REQUIRED TASK:
Take every line from the material that has the word "React" in it.

[Records]

□ □ □ □ □

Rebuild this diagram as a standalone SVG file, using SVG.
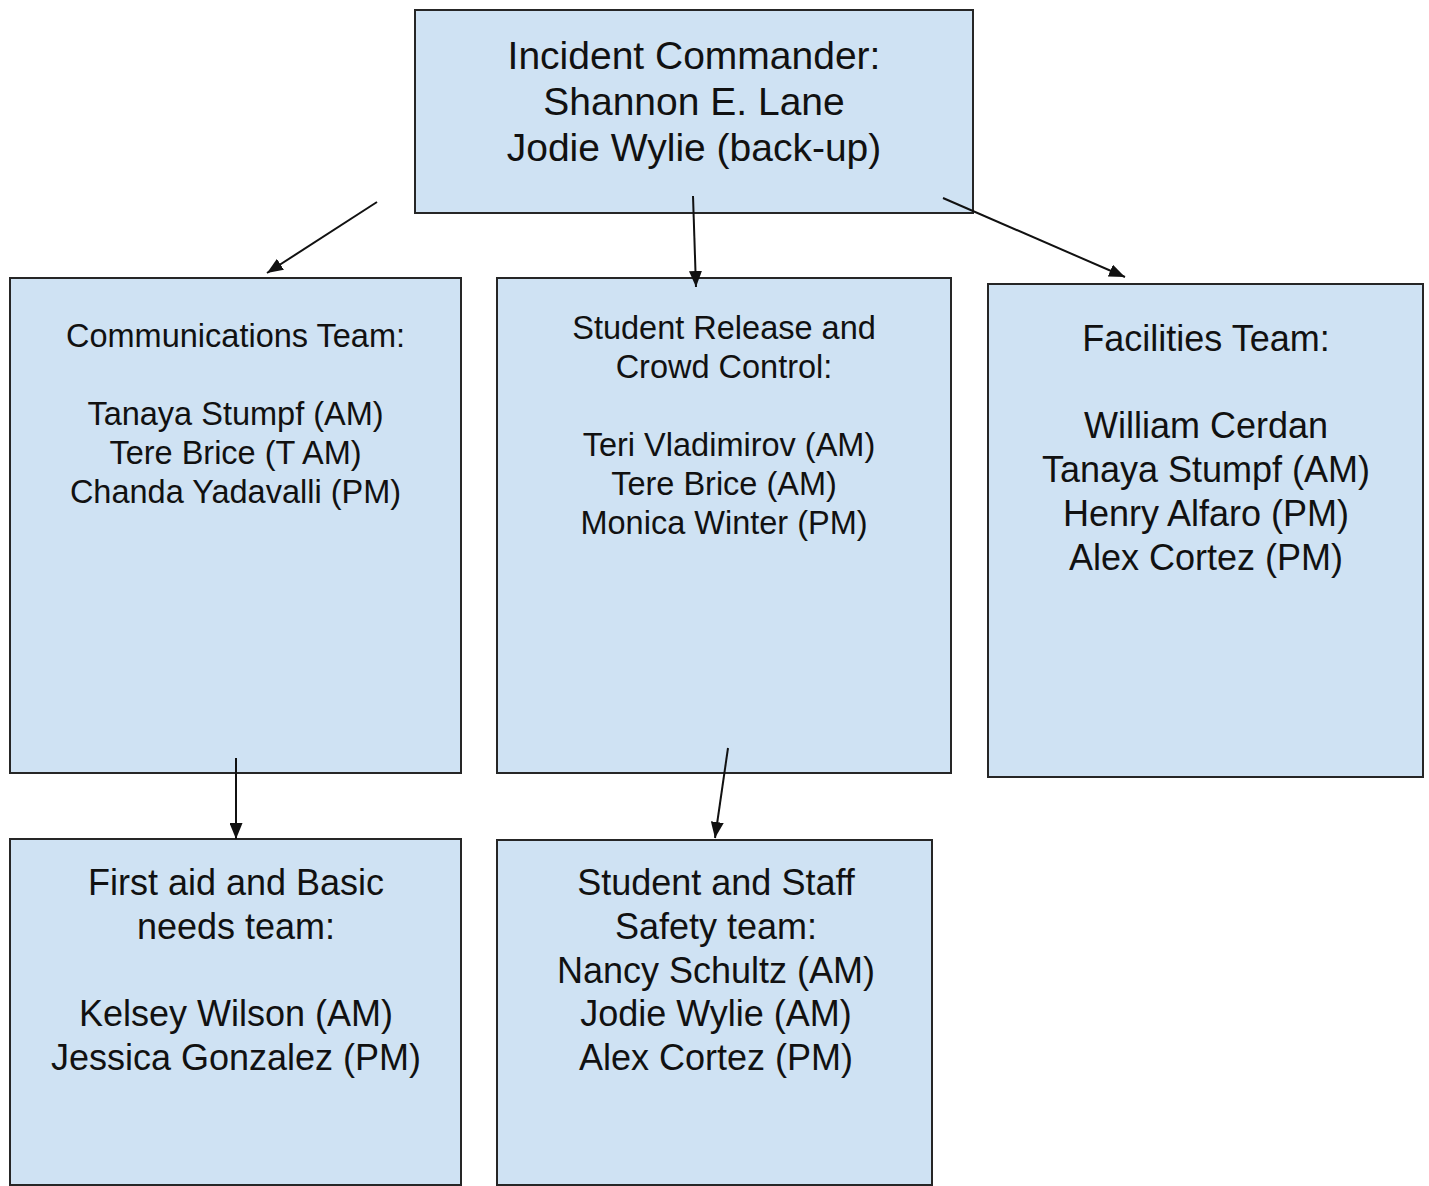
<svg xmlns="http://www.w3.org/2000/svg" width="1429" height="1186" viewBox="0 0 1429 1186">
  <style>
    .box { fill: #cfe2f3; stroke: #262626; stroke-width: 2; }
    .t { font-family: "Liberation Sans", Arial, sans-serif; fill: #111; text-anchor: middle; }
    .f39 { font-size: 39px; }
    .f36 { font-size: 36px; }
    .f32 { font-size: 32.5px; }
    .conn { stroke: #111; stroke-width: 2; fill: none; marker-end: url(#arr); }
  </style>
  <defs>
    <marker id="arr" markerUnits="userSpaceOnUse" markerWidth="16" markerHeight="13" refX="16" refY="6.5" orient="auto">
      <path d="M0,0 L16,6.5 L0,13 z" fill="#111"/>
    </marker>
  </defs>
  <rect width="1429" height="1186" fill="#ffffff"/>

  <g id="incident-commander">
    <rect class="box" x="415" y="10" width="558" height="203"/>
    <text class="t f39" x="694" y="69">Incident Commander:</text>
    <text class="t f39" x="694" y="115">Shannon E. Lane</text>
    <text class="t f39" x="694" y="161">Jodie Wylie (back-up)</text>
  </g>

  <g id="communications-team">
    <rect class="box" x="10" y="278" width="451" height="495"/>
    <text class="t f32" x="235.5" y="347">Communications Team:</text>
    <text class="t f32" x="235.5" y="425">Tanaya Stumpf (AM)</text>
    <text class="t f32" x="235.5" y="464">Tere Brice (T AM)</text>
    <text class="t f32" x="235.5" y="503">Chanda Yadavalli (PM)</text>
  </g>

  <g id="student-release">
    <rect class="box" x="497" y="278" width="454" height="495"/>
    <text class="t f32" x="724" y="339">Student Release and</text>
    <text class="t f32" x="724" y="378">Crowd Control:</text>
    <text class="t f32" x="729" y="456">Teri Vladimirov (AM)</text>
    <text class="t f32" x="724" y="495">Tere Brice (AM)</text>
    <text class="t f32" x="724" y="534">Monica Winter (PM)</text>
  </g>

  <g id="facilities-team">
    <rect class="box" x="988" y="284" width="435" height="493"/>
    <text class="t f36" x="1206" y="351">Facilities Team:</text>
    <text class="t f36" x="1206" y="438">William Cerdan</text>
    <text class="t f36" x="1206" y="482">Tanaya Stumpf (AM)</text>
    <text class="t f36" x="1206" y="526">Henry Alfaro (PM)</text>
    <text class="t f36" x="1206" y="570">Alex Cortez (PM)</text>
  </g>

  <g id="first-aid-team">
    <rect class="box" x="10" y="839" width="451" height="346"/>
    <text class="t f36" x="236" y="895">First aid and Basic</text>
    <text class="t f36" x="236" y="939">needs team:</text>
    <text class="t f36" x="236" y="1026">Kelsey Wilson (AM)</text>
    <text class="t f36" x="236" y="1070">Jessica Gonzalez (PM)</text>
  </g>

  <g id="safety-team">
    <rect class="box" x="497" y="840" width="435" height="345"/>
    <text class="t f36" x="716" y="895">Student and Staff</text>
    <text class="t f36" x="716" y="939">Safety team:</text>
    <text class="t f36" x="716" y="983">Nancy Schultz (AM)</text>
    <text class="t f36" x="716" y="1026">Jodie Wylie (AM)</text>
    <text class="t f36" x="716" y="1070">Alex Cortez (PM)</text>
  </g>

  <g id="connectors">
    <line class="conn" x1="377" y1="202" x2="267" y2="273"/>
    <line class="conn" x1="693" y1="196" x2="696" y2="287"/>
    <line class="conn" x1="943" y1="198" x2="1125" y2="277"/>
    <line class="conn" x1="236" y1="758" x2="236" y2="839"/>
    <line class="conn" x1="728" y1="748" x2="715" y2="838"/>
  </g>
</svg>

□ □ □ □ □

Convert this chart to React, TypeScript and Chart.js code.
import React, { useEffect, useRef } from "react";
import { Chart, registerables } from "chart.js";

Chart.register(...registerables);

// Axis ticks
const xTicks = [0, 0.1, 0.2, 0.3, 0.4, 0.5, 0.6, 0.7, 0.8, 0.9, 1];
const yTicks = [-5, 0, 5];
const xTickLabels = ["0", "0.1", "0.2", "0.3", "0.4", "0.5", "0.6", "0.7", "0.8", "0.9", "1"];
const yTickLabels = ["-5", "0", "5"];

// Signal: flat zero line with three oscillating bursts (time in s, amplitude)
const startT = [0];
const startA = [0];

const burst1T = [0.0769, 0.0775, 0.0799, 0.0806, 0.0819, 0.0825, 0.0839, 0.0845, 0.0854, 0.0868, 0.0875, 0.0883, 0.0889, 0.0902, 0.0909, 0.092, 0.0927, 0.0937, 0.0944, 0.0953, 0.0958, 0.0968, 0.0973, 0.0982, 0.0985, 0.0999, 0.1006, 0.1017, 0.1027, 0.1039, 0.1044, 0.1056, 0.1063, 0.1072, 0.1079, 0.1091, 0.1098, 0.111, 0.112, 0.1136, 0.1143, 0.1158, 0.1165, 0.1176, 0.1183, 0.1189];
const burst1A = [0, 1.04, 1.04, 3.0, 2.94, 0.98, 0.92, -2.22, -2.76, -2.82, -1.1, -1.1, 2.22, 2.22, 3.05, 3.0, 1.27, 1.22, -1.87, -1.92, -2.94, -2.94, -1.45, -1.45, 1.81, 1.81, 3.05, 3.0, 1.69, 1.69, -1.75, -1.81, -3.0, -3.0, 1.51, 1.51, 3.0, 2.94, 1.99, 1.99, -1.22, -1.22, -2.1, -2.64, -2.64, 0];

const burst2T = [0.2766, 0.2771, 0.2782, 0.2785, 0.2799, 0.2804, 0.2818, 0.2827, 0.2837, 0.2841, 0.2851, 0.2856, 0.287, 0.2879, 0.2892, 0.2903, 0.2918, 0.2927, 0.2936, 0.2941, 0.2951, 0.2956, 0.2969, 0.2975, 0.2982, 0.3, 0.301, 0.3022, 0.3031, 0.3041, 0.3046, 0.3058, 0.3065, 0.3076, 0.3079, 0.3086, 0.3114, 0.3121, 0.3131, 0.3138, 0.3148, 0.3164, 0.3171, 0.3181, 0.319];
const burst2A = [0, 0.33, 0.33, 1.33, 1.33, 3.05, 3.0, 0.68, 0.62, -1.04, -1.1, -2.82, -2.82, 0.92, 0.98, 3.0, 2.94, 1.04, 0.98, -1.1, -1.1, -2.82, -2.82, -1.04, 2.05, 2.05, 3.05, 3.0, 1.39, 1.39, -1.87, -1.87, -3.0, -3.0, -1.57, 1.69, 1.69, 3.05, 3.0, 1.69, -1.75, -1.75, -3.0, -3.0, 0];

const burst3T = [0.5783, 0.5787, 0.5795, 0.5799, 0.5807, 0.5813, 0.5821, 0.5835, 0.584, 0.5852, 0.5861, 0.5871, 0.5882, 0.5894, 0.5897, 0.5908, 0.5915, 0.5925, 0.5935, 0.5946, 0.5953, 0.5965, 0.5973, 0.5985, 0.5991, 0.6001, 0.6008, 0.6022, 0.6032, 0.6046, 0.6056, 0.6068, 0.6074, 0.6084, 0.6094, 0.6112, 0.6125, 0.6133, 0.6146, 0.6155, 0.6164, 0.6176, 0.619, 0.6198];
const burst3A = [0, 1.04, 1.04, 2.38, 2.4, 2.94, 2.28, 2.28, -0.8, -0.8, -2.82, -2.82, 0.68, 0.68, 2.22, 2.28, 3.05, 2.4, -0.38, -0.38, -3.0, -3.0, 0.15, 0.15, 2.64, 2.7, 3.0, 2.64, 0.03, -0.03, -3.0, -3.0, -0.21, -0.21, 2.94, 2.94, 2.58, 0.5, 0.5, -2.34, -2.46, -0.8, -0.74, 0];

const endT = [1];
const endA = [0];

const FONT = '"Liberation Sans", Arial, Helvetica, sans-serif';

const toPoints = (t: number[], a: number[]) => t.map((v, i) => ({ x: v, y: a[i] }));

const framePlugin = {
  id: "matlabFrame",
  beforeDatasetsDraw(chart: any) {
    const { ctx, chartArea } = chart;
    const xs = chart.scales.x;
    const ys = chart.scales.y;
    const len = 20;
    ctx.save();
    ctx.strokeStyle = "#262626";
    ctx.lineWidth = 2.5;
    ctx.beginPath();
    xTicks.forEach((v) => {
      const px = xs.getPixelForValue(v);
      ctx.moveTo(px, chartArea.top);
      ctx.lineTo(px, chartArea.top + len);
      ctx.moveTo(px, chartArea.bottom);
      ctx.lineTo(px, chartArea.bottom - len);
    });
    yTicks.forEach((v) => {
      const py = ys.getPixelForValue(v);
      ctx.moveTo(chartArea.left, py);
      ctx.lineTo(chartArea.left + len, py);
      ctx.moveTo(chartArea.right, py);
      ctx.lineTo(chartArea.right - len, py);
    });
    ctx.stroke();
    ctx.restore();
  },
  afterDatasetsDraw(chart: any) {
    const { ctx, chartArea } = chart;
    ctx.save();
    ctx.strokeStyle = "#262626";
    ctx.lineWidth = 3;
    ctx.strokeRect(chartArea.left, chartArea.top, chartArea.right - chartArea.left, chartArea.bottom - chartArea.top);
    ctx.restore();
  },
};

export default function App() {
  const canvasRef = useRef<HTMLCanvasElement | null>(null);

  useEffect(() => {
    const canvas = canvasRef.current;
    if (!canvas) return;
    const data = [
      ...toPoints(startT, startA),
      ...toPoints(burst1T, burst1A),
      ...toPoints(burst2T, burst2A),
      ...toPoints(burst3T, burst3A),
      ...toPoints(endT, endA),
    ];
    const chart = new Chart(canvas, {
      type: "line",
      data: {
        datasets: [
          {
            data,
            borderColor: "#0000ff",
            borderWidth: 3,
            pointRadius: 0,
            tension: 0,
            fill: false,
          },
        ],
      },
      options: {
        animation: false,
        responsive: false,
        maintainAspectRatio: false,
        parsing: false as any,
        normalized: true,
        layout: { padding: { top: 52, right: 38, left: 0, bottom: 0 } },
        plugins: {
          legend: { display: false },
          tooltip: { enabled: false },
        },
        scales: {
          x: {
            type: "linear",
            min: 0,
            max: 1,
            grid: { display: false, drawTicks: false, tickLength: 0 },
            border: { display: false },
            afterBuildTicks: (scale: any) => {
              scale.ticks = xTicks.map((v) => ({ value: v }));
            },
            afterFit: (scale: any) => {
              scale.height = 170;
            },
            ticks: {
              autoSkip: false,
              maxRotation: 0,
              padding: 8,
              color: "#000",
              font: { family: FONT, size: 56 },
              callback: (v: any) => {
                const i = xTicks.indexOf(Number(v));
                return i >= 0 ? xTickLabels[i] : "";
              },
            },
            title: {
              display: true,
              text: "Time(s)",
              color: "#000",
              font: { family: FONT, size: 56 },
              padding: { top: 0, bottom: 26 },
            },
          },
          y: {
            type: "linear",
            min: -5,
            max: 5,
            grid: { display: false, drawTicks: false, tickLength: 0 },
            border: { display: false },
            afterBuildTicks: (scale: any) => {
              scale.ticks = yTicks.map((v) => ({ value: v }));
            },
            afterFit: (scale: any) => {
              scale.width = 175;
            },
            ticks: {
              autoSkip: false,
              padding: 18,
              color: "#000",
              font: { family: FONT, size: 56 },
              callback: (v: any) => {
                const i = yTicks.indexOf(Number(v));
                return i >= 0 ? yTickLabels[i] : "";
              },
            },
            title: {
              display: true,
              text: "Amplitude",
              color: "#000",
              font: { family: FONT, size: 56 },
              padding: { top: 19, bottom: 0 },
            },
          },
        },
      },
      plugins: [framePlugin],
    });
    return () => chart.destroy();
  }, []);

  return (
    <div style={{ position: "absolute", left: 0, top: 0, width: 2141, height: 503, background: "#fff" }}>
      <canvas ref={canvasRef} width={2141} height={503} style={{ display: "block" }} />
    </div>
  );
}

□ □ □ □ □

EXERCISE RESPONSE:
Convert this chart to React, TypeScript and Chart.js code.
import React, { useEffect, useRef } from "react";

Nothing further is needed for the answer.